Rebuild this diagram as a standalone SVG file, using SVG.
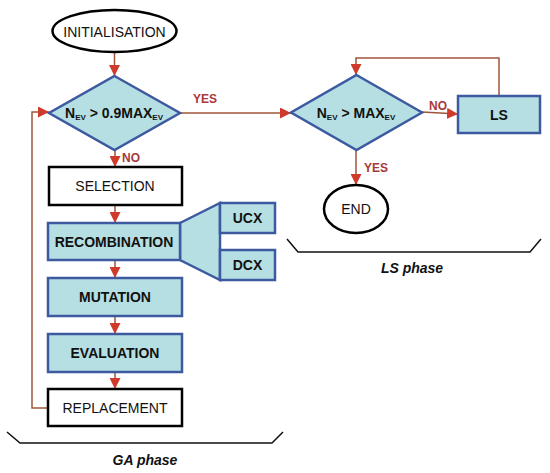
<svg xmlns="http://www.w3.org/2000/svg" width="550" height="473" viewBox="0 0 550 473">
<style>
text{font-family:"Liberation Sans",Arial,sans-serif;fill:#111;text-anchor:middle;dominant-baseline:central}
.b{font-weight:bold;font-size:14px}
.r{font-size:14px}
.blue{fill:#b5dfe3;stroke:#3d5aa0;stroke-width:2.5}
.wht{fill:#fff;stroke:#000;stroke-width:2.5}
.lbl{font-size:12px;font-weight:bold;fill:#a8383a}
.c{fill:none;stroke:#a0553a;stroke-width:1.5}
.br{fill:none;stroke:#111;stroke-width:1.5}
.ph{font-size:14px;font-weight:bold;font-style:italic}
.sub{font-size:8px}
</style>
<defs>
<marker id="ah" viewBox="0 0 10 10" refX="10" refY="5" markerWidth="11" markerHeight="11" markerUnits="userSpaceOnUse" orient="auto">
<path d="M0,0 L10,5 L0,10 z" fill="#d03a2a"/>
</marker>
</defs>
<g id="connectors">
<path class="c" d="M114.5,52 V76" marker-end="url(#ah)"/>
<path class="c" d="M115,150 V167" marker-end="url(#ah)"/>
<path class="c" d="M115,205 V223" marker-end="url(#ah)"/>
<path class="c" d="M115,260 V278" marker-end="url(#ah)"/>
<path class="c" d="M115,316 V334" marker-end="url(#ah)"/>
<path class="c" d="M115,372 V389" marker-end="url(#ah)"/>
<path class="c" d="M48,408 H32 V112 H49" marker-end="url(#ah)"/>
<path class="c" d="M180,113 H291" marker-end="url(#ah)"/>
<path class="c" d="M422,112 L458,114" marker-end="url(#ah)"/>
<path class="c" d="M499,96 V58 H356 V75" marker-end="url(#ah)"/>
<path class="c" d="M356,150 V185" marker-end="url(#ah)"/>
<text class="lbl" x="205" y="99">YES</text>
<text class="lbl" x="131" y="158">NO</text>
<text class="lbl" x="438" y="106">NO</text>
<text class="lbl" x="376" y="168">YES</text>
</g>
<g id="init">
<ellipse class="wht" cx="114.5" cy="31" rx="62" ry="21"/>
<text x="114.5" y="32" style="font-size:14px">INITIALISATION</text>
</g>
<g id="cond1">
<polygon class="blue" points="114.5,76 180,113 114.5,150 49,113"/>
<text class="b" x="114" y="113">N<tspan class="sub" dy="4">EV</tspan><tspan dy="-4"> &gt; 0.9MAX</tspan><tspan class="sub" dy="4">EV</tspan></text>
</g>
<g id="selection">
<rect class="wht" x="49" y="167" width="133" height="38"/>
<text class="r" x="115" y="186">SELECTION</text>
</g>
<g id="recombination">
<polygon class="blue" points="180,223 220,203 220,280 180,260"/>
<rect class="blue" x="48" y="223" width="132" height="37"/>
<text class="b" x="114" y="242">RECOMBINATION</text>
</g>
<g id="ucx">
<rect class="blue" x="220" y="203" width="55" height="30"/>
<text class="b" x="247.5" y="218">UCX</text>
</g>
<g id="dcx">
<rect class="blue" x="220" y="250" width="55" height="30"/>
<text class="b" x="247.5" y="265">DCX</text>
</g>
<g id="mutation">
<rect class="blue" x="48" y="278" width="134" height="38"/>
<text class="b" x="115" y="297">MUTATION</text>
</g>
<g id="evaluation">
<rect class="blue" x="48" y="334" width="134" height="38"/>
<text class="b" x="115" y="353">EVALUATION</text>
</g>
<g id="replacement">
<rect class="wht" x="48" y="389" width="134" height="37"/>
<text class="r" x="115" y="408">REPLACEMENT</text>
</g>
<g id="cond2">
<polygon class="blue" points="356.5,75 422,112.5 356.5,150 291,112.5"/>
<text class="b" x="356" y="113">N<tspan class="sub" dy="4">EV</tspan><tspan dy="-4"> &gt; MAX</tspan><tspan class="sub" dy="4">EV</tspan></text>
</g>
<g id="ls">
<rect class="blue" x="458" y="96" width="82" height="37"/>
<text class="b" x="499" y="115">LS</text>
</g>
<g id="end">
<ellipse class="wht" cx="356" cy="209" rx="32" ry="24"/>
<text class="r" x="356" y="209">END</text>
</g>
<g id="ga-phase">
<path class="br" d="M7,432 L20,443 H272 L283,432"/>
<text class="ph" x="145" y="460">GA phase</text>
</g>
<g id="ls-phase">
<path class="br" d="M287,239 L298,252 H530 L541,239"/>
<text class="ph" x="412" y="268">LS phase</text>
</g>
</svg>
***
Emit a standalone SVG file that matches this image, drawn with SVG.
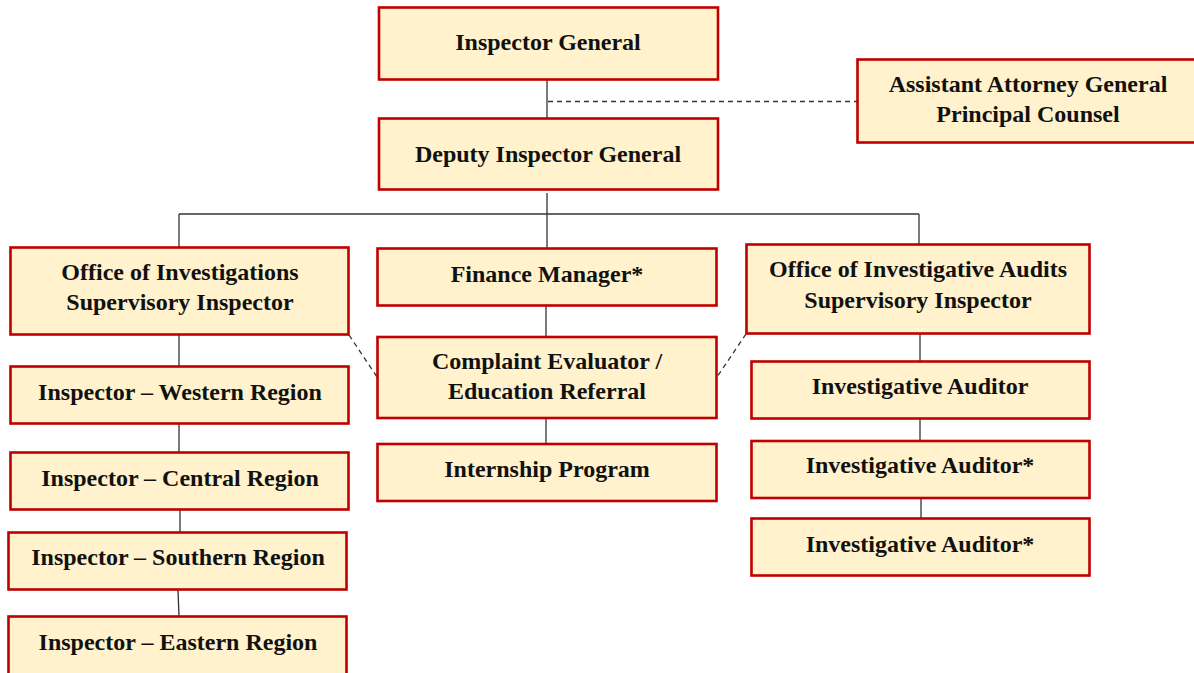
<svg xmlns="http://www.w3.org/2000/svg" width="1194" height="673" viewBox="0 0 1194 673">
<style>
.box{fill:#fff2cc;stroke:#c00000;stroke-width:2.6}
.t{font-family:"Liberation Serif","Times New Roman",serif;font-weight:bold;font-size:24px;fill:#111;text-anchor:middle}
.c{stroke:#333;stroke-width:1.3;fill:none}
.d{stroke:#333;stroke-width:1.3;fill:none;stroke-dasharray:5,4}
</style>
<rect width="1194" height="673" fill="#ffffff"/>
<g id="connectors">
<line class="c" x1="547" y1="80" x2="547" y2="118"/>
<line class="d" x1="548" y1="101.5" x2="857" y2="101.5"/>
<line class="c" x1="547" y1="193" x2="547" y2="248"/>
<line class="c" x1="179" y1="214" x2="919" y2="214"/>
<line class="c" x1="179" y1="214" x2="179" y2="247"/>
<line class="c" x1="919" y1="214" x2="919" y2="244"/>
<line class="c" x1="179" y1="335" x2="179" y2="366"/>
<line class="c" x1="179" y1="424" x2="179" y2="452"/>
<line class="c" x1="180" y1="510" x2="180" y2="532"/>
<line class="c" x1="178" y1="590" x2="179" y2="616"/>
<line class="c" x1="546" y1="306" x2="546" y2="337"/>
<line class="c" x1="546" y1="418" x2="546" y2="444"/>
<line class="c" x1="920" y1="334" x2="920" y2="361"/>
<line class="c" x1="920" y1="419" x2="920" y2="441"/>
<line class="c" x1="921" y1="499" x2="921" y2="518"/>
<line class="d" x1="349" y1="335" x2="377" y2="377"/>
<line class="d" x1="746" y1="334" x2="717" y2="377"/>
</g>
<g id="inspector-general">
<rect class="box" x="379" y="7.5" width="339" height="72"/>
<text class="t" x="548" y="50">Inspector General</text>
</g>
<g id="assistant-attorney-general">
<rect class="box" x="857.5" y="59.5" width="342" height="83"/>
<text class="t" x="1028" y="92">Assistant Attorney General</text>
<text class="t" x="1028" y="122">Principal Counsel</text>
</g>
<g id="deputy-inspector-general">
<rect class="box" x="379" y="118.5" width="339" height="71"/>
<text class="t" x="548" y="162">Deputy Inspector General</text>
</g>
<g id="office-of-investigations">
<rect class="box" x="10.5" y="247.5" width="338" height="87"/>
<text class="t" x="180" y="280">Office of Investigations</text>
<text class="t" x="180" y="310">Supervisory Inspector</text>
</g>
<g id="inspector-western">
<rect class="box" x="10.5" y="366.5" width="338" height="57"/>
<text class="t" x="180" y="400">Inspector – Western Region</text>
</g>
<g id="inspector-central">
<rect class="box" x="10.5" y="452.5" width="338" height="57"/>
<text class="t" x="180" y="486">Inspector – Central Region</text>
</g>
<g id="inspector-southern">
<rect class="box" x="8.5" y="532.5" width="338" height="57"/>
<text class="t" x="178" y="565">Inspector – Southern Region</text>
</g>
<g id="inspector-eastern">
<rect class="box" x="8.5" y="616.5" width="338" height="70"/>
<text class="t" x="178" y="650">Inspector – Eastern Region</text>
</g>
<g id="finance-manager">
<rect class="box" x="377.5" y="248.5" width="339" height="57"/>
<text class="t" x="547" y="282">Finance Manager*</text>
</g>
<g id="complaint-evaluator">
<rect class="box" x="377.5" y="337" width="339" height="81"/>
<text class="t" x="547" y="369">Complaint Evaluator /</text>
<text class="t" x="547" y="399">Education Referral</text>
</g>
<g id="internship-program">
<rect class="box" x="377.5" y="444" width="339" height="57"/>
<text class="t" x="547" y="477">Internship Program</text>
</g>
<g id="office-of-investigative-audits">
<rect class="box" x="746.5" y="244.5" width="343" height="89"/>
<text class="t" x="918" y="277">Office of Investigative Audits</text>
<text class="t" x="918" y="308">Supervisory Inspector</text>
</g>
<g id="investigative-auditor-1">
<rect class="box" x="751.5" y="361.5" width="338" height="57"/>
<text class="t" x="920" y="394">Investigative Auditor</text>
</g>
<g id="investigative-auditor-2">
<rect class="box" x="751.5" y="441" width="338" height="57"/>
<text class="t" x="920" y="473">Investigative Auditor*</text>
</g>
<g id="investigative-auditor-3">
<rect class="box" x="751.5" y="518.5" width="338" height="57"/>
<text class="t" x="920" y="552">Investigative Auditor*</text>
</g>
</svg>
***
**What you will do:**
A line counts if it holds the word "this". Work out how many lines in the listing count, and give only that number.

**Exercise result:**
2